Olivier Assayas’ mystery drama Personal Shopper is strange, ponderous and frequently compelling.
Maureen is a personal shopper to a wealthy client, and well as a medium. Maureen wishes to stay in Paris as she is waiting for a message from beyond the grave from her twin brother…
Personal Shopper mixes mystery, drama, and suspense to create a memorable film. There is an air of mystery exudes throughout film. The film is not really a typical ghost story, and works all the better for offering an un-formulaic approach. Writer-director Olivier Assayas astutely transforms the focus of this mystery as film progresses. There is a theme of duality that permeates the film. Most obviously, the protagonist is a twin. However, there is the dual sense of mystery; the spirit contact and the very modern text contact. Furthermore, there is also duality of a very superficial lifestyle depicted through Maureen’s job, and the spirituality of her preoccupation.
Protagonist Maureen is well written, and effectively conveyed. She is a lost soul; the feeling of waiting is both overtly mentioned as well as present in the film’s subtext. The film keeps other characters on the periphery. This is a smart move, as their motivations remain necessarily ambiguous. Viewers may guess who is contacting Maureen, but this does not spoil the enjoyment of mystery as the narrative unfolds. The finale of film feels fitting, exemplifying the theme that has been bubbling to the surface for some time.

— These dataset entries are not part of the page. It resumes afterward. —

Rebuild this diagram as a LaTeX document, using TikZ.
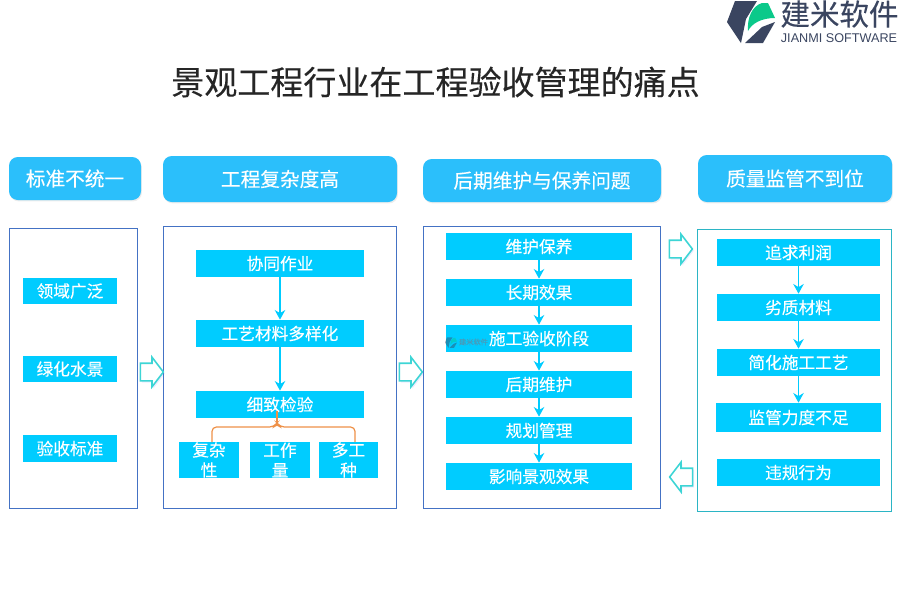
\documentclass[tikz,border=0pt]{standalone}
\usepackage{fontspec}
\setmainfont[FakeBold=0.25]{Noto Sans CJK SC}
\newfontfamily\latinfont{Liberation Sans}
\usetikzlibrary{shapes.arrows,shadows,arrows.meta}
\definecolor{headblue}{HTML}{2BBFFB}
\definecolor{itemblue}{HTML}{00CCFF}
\definecolor{framein}{HTML}{4472C4}
\definecolor{frameteal}{HTML}{2BB5C5}
\definecolor{arrowteal}{HTML}{3DD5D5}
\definecolor{logodark}{HTML}{3A4560}
\definecolor{logogreen}{HTML}{0BC98A}
\definecolor{bracketorange}{HTML}{EE9148}
\tikzset{
  wh/.style 2 args={minimum width=#1*0.02cm, minimum height=#2*0.02cm},
  headbox/.style={fill=headblue, rounded corners=5pt, inner sep=0pt, text=white, font=\fontsize{11.2pt}{13pt}\selectfont,
    drop shadow={shadow xshift=0.5pt, shadow yshift=-0.8pt, opacity=0.15}},
  itembox/.style={fill=itemblue, inner sep=0pt, text=white, font=\fontsize{9.5pt}{11.4pt}\selectfont, align=center},
  flow/.style={draw=itemblue, line width=0.7pt, -{Stealth[length=5.5pt,width=6pt]}},
  frameline/.style={line width=0.6pt},
  blockarrow/.style={single arrow, draw=arrowteal, fill=white, line width=0.9pt, inner xsep=0pt, inner ysep=0.16cm,
    minimum height=23*0.02cm, single arrow head extend=0.12cm, single arrow tip angle=105,
    drop shadow={shadow xshift=0.8pt, shadow yshift=-1pt, opacity=0.12, fill=blue!60}},
  bracket/.style={draw=bracketorange, line width=0.7pt, rounded corners=2.5pt},
  logomark/.pic={
    \fill[logodark] (735,1) -- (757,1) -- (746,19) -- (741,43) -- (727,22) -- cycle;
    \fill[logodark] (745,43) -- (762,27) -- (775,22) -- (763,43) -- cycle;
    \fill[logogreen] (748,31) .. controls (747,18) and (752,6) .. (762,3) -- (768,3) -- (775,18)
      .. controls (762,18) and (752,23) .. (748,31) -- cycle;
  }
}
\begin{document}
\begin{tikzpicture}[x=0.02cm,y=-0.02cm]
  \useasboundingbox (0,0) rectangle (900,600);
  % logo
  \pic at (0,0) {logomark};
  \node[text=logodark, inner sep=0pt, font=\fontsize{16.8pt}{18pt}\selectfont] (logoname) at (839.5,14) {建米软件};
  \node[text=logodark, inner sep=0pt, font=\latinfont\fontsize{7.2pt}{8pt}\selectfont] (logoen) at (839,38) {JIANMI SOFTWARE};
  % title
  \node[inner sep=0pt, text=black!85, font=\fontsize{18.8pt}{22pt}\selectfont] (title) at (435.5,82) {景观工程行业在工程验收管理的痛点};
  % headers
  \node[headbox,wh={132}{43}] (head1) at (75,178.5) {标准不统一};
  \node[headbox,wh={234}{46}] (head2) at (280,179) {工程复杂度高};
  \node[headbox,wh={238}{43}] (head3) at (542,180.5) {后期维护与保养问题};
  \node[headbox,wh={194}{47}] (head4) at (795,178.5) {质量监管不到位};
  % frames
  \draw[framein,frameline] (9.5,228.5) rectangle (137.5,508.5);
  \draw[framein,frameline] (163.5,226.5) rectangle (396.5,508.5);
  \draw[framein,frameline] (423.5,226.5) rectangle (660.5,508.5);
  \draw[frameteal,frameline] (697.5,229.5) rectangle (891.5,511.5);
  % column 1
  \foreach \t/\y[count=\n] in {领域广泛/291,绿化水景/369,验收标准/448.5}{
    \node[itembox,wh={94}{26.5}] (a\n) at (70,\y) {\t};
  }
  % column 2
  \foreach \t/\y[count=\n] in {协同作业/263.5,工艺材料多样化/333.5,细致检验/404.5}{
    \node[itembox,wh={168}{27}] (b\n) at (280,\y) {\t};
  }
  \draw[flow] (b1) -- (b2);
  \draw[flow] (b2) -- (b3);
  \node[itembox,wh={60}{36}] (c1) at (209,460) {复杂\\性};
  \node[itembox,wh={60}{36}] (c2) at (280,460) {工作\\量};
  \node[itembox,wh={59}{36}] (c3) at (348.5,460) {多工\\种};
  \coordinate (brtop) at (277,411);
  \coordinate (brmid) at (277,423);
  \coordinate (brleft) at (212,442);
  \coordinate (brright) at (355,442);
  \draw[bracket] (brleft) |- (274,427) -- (brmid) -- (280,427) -| (brright);
  \draw[bracket] (brtop) -- (brmid);
  % column 3
  \foreach \t/\y[count=\n] in {维护保养/246.5,长期效果/292.5,施工验收阶段/338.5,后期维护/384.5,规划管理/430.5,影响景观效果/476.5}{
    \node[itembox,wh={186}{27}] (d\n) at (539,\y) {\t};
  }
  \foreach \i[count=\n from 2] in {1,...,5}{
    \draw[flow] (d\i) -- (d\n);
  }
  % column 4
  \foreach \t/\y[count=\n] in {追求利润/252.5,劣质材料/307.5,简化施工工艺/362.5,监管力度不足/417.5,违规行为/472.5}{
    \ifnum\n=4
      \node[itembox,wh={165}{29}] (e\n) at (798.5,\y) {\t};
    \else
      \node[itembox,wh={163}{27}] (e\n) at (798.5,\y) {\t};
    \fi
  }
  \foreach \i[count=\n from 2] in {1,...,3}{
    \draw[flow] (e\i) -- (e\n);
  }
  % watermark
  \begin{scope}[opacity=0.45,shift={(445,337)},x=0.005cm,y=-0.005cm]
    \pic at (-727,0) {logomark};
  \end{scope}
  \node[text=logodark!70, opacity=0.5, inner sep=0pt, font=\fontsize{4.1pt}{5pt}\selectfont] (mark) at (473.5,342) {建米软件};
  % block arrows
  \node[blockarrow] (go1) at (148.5,372) {};
  \node[blockarrow] (go2) at (407.5,372) {};
  \node[blockarrow] (go3) at (677.5,249) {};
  \node[blockarrow,shape border rotate=180] (go4) at (684.5,477) {};
\end{tikzpicture}
\end{document}
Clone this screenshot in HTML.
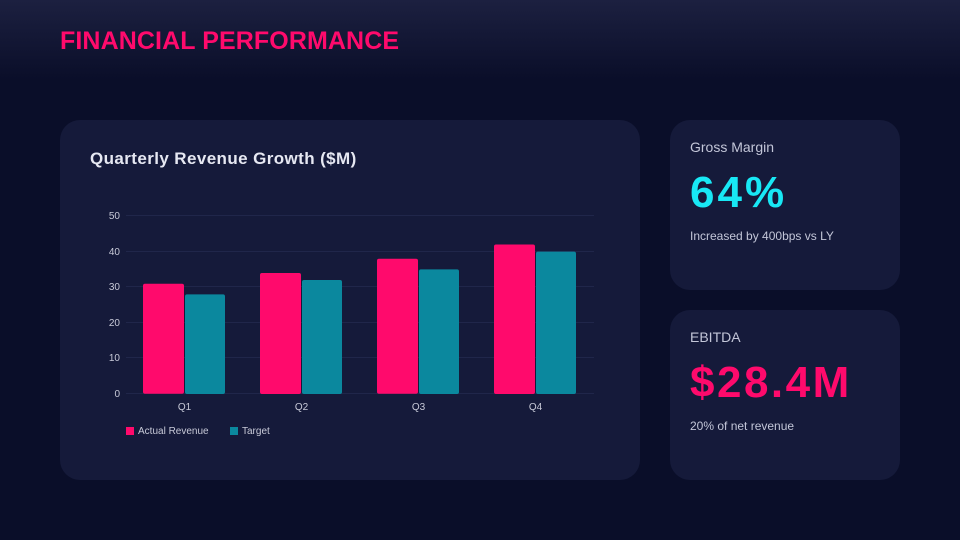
<!DOCTYPE html><html><head><style>
body{margin:0;width:960px;height:540px;background:#0a0e29;font-family:"Liberation Sans",sans-serif;position:relative;overflow:hidden}
.hdr{position:absolute;left:0;top:0;width:960px;height:80px;background:linear-gradient(#1c2040,#0a0e29)}
h1{position:absolute;left:60px;top:27px;margin:0;font-size:25px;font-weight:bold;color:#ff0a6c;letter-spacing:0.1px}
.card{position:absolute;background:#151a3a;border-radius:20px}
.t{position:absolute;color:#c3c6d8;font-size:14px}
</style></head><body>
<div class="hdr"></div>
<h1>FINANCIAL PERFORMANCE</h1>
<div class="card" style="left:60px;top:120px;width:580px;height:360px"></div>
<div class="t" style="left:90px;top:149px;font-size:17px;font-weight:bold;letter-spacing:0.4px;color:#e6e8f2">Quarterly Revenue Growth ($M)</div>
<svg style="position:absolute;left:0;top:0" width="960" height="540" font-family="Liberation Sans" font-size="10" fill="#c8cad8">
<g stroke="#20264a" stroke-width="1">
<line x1="126" x2="594" y1="215.5" y2="215.5"/><line x1="126" x2="594" y1="251.5" y2="251.5"/><line x1="126" x2="594" y1="286.5" y2="286.5"/><line x1="126" x2="594" y1="322.5" y2="322.5"/><line x1="126" x2="594" y1="357.5" y2="357.5"/><line x1="126" x2="594" y1="393.5" y2="393.5"/>
</g>
<g text-anchor="end"><text x="120" y="219">50</text><text x="120" y="255">40</text><text x="120" y="290">30</text><text x="120" y="326">20</text><text x="120" y="361">10</text><text x="120" y="397">0</text></g>
<g fill="#ff0a6c">
<rect x="143" y="283.7" width="41" height="110" rx="2"/><rect x="260" y="273" width="41" height="121" rx="2"/><rect x="377" y="258.8" width="41" height="135" rx="2"/><rect x="494" y="244.5" width="41" height="149.5" rx="2"/>
</g>
<g fill="#0b889e">
<rect x="185" y="294.4" width="40" height="99.6" rx="2"/><rect x="302" y="280" width="40" height="114" rx="2"/><rect x="419" y="269.4" width="40" height="124.6" rx="2"/><rect x="536" y="251.6" width="40" height="142.4" rx="2"/>
</g>
<g text-anchor="middle"><text x="184.5" y="410">Q1</text><text x="301.5" y="410">Q2</text><text x="418.5" y="410">Q3</text><text x="535.5" y="410">Q4</text></g>
<rect x="126" y="427" width="8" height="8" fill="#ff0a6c"/><text x="138" y="434">Actual Revenue</text>
<rect x="230" y="427" width="8" height="8" fill="#0b889e"/><text x="242" y="434">Target</text>
</svg>
<div class="card" style="left:670px;top:120px;width:230px;height:170px"></div>
<div class="t" style="left:690px;top:139px">Gross Margin</div>
<div class="t" style="left:690px;top:168px;font-size:44px;font-weight:bold;color:#18e8f5;letter-spacing:3px">64%</div>
<div class="t" style="left:690px;top:229px;font-size:12px">Increased by 400bps vs LY</div>
<div class="card" style="left:670px;top:310px;width:230px;height:170px"></div>
<div class="t" style="left:690px;top:329px">EBITDA</div>
<div class="t" style="left:690px;top:358px;font-size:44px;font-weight:bold;color:#ff0a6c;letter-spacing:2.5px">$28.4M</div>
<div class="t" style="left:690px;top:419px;font-size:12px">20% of net revenue</div>
</body></html>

Sound design in the film is great. The supernatural elements are rationed; the less is more approach works well. Kristen Stewart has made some interesting choices post-Twilight with Camp X-Ray, The Runaways and others. Personal Shopper continues this run. Stewart’s performance becomes more convincing as film progresses.
Personal Shopper is an unconventional film which offers a light touch tackling the supernatural. An enjoyable watch, and one of Kristen Stewart’s best performances so far.